The Vanity Fair piece underscores how fungible a term “punk rock” can be in this bizarre new context:
When he decided to run for Senate in Texas against Ted Cruz, O’Rourke planned a purist campaign much like Sanders’s—no PAC money, no corporate donations, no pollsters, no negative ads, only a revival-tent optimism focused on an unabashedly left-wing message. He even hired two forward-thinking field strategists from the Sanders campaign. O’Rourke drew inspiration from punk rock, everything stripped of artifice.

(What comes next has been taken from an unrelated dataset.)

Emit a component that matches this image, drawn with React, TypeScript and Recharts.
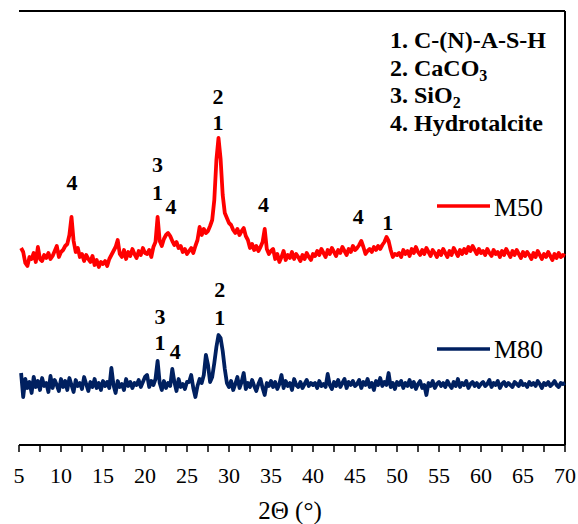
import { LineChart, Line, XAxis, YAxis, ReferenceDot, ReferenceLine } from 'recharts';

// XRD patterns on a 0.25° grid (intensity in arbitrary units)
const angleStart = 5.25;
const angleStep = 0.25;

const m50 = [
  197, 193, 182, 179, 188, 186, 192, 183, 198, 186, 184, 190, 187, 192, 186, 189, 194, 199, 188, 193,
  195, 199, 201, 210, 228, 204, 193, 197, 188, 191, 184, 190, 186, 183, 189, 180, 185, 178, 183, 181,
  184, 179, 186, 190, 194, 198, 205, 191, 188, 195, 186, 193, 189, 196, 191, 187, 194, 190, 197, 192,
  191, 195, 188, 198, 203, 228, 204, 199, 206, 210, 212, 209, 204, 200, 203, 197, 199, 193, 196, 191,
  194, 197, 192, 199, 205, 218, 210, 216, 212, 214, 219, 225, 245, 285, 307, 286, 250, 232, 227, 222,
  220, 215, 212, 216, 210, 214, 217, 209, 205, 197, 201, 195, 199, 194, 198, 203, 216, 196, 191, 194,
  196, 186, 191, 183, 188, 194, 185, 190, 187, 193, 186, 191, 188, 184, 190, 186, 192, 188, 185, 191,
  189, 194, 190, 196, 192, 188, 195, 191, 197, 193, 189, 195, 192, 198, 194, 190, 196, 193, 199, 195,
  197, 200, 204, 198, 191, 194, 196, 193, 198, 195, 199, 196, 200, 203, 208, 204, 195, 188, 191, 190,
  192, 188, 195, 191, 194, 189, 196, 192, 198, 193, 190, 195, 191, 197, 193, 189, 195, 192, 188, 194,
  190, 196, 192, 188, 194, 190, 197, 193, 189, 195, 191, 196, 192, 198, 194, 199, 195, 191, 196, 192,
  194, 190, 196, 192, 189, 195, 191, 193, 188, 194, 190, 196, 192, 188, 194, 190, 195, 191, 187, 193,
  189, 193, 190, 186, 192, 188, 194, 190, 186, 191, 188, 193, 189, 185, 191, 187, 192, 188, 190, 189,
];

const m80 = [
  72, 48, 66, 57, 63, 52, 68, 58, 64, 55, 67, 59, 62, 53, 69, 57, 65, 60, 54, 66,
  58, 64, 55, 67, 60, 53, 65, 59, 62, 56, 68, 61, 54, 63, 58, 66, 57, 62, 55, 64,
  59, 63, 57, 77, 60, 52, 64, 58, 61, 55, 66, 59, 63, 57, 62, 60, 65, 58, 63, 68,
  70, 58, 64, 60, 66, 84, 62, 55, 64, 57, 62, 59, 76, 63, 54, 66, 58, 61, 56, 63,
  63, 70, 57, 48, 59, 66, 62, 70, 90, 80, 63, 68, 82, 98, 110, 107, 94, 76, 62, 58,
  64, 55, 61, 68, 57, 63, 72, 56, 62, 58, 65, 59, 54, 61, 66, 57, 50, 62, 59, 64,
  58, 63, 56, 61, 70, 57, 64, 59, 62, 55, 66, 60, 58, 63, 57, 61, 65, 59, 62, 60,
  62, 57, 64, 59, 61, 58, 71, 60, 56, 63, 59, 65, 58, 62, 66, 57, 63, 60, 64, 59,
  61, 65, 57, 63, 60, 66, 58, 62, 55, 64, 60, 67, 59, 63, 60, 72, 58, 62, 56, 63,
  60, 64, 57, 62, 59, 65, 58, 63, 56, 61, 64, 57, 60, 50, 62, 59, 64, 57, 61, 63,
  59, 62, 58, 64, 60, 57, 63, 59, 66, 58, 62, 60, 64, 57, 61, 63, 59, 62, 58, 61,
  63, 59, 61, 65, 58, 62, 60, 64, 57, 61, 63, 59, 62, 60, 58, 63, 61, 59, 64, 60,
  61, 58, 63, 60, 62, 59, 64, 61, 57, 62, 60, 63, 59, 61, 64, 60, 58, 62, 61, 62,
];

const xTicks = [
  5, 7.5, 10, 12.5, 15, 17.5, 20, 22.5, 25, 27.5, 30, 32.5, 35, 37.5, 40,
  42.5, 45, 47.5, 50, 52.5, 55, 57.5, 60, 62.5, 65, 67.5, 70,
];

// phase markers above the peaks: [2θ, height, label]
const m50Marks: [number, number, string][] = [
  [11.3, 262, '4'],
  [21.5, 280, '3'],
  [21.5, 252, '1'],
  [23.1, 238, '4'],
  [28.7, 348, '2'],
  [28.7, 322, '1'],
  [34.1, 240, '4'],
  [45.4, 228, '4'],
  [48.9, 222, '1'],
];

const m80Marks: [number, number, string][] = [
  [21.8, 128, '3'],
  [21.8, 102, '1'],
  [23.6, 93, '4'],
  [28.9, 155, '2'],
  [28.9, 127, '1'],
];

const rows = m50.map((v, i) => ({
  t: angleStart + i * angleStep,
  m50: v,
  m80: m80[i],
}));

const serif = "'Liberation Serif', 'Times New Roman', serif";
const RED = '#ff0000';
const NAVY = '#002060';

const markShape = (text: string) => (p: any) => (
  <text
    x={p.cx}
    y={p.cy}
    dy="0.34em"
    textAnchor="middle"
    style={{ fontFamily: serif, fontWeight: 'bold', fontSize: 22 }}
    fill="#000"
  >
    {text}
  </text>
);

export default function App() {
  return (
    <div style={{ position: 'absolute', left: 0, top: 0, width: 578, height: 524, background: '#fff' }}>
      <LineChart
        width={578}
        height={524}
        data={rows}
        margin={{ top: 11, right: 13, left: 19, bottom: 39 }}
      >
        <XAxis
          dataKey="t"
          type="number"
          domain={[5, 70]}
          ticks={xTicks}
          interval={0}
          height={40}
          tickSize={7}
          tickMargin={15}
          tickFormatter={(v: number) => (v % 5 === 0 ? String(v) : '')}
          tick={{ fontFamily: serif, fontSize: 22, fill: '#000' }}
          axisLine={{ stroke: '#000', strokeWidth: 2 }}
          tickLine={{ stroke: '#000', strokeWidth: 1.5 }}
        />
        <YAxis
          domain={[0, 434]}
          width={0}
          tick={false}
          tickLine={false}
          axisLine={{ stroke: '#000', strokeWidth: 2 }}
        />
        {/* box frame: top and right edges */}
        <ReferenceLine y={434} stroke="#000" strokeWidth={2} />
        <ReferenceLine x={70} stroke="#000" strokeWidth={2} />
        <Line
          type="linear"
          dataKey="m50"
          stroke={RED}
          strokeWidth={3.8}
          strokeLinejoin="round"
          dot={false}
          isAnimationActive={false}
        />
        <Line
          type="linear"
          dataKey="m80"
          stroke={NAVY}
          strokeWidth={3.8}
          strokeLinejoin="round"
          dot={false}
          isAnimationActive={false}
        />
        {[...m50Marks, ...m80Marks].map(([t, v, text], i) => (
          <ReferenceDot key={i} x={t} y={v} r={0} shape={markShape(text)} />
        ))}
      </LineChart>

      <svg
        width={578}
        height={524}
        style={{ position: 'absolute', left: 0, top: 0, pointerEvents: 'none' }}
      >
        <g style={{ fontFamily: serif, fontWeight: 'bold', fontSize: 24 }} fill="#000">
          <text x={390} y={48}>1. C-(N)-A-S-H</text>
          <text x={390} y={75.5}>
            2. CaCO<tspan fontSize={16} dy={5}>3</tspan>
          </text>
          <text x={390} y={103}>
            3. SiO<tspan fontSize={16} dy={5}>2</tspan>
          </text>
          <text x={390} y={130.5}>4. Hydrotalcite</text>
        </g>

        <line x1={437} x2={490} y1={206} y2={206} stroke={RED} strokeWidth={3.5} />
        <text x={494} y={216} style={{ fontFamily: serif, fontSize: 26 }} fill="#000">M50</text>
        <line x1={437} x2={490} y1={349} y2={349} stroke={NAVY} strokeWidth={3.5} />
        <text x={494} y={358} style={{ fontFamily: serif, fontSize: 26 }} fill="#000">M80</text>

        <text x={290} y={519} textAnchor="middle" style={{ fontFamily: serif, fontSize: 25 }} fill="#000">
          2Θ (°)
        </text>
      </svg>
    </div>
  );
}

However much substance Beto manages to generate in the months ahead, this aura might still overshadow it, this eagerness to wrap himself in the flag of a man who once sang that “flags are such ugly things that they should never touch the ground.” If it’s punk rock you idolize, it’s hard to find a better, or holier, or, sure, cooler idol than Ian MacKaye. But it’s also hard to find a guy more uncomfortable with being idolized, or less compatible in his authenticity with American politics in 2019. There is, as MacKaye himself noted, a profound disconnect when these ideas are packaged and pressed on people—on voters especially. We’re about to find out just how awkward it can get.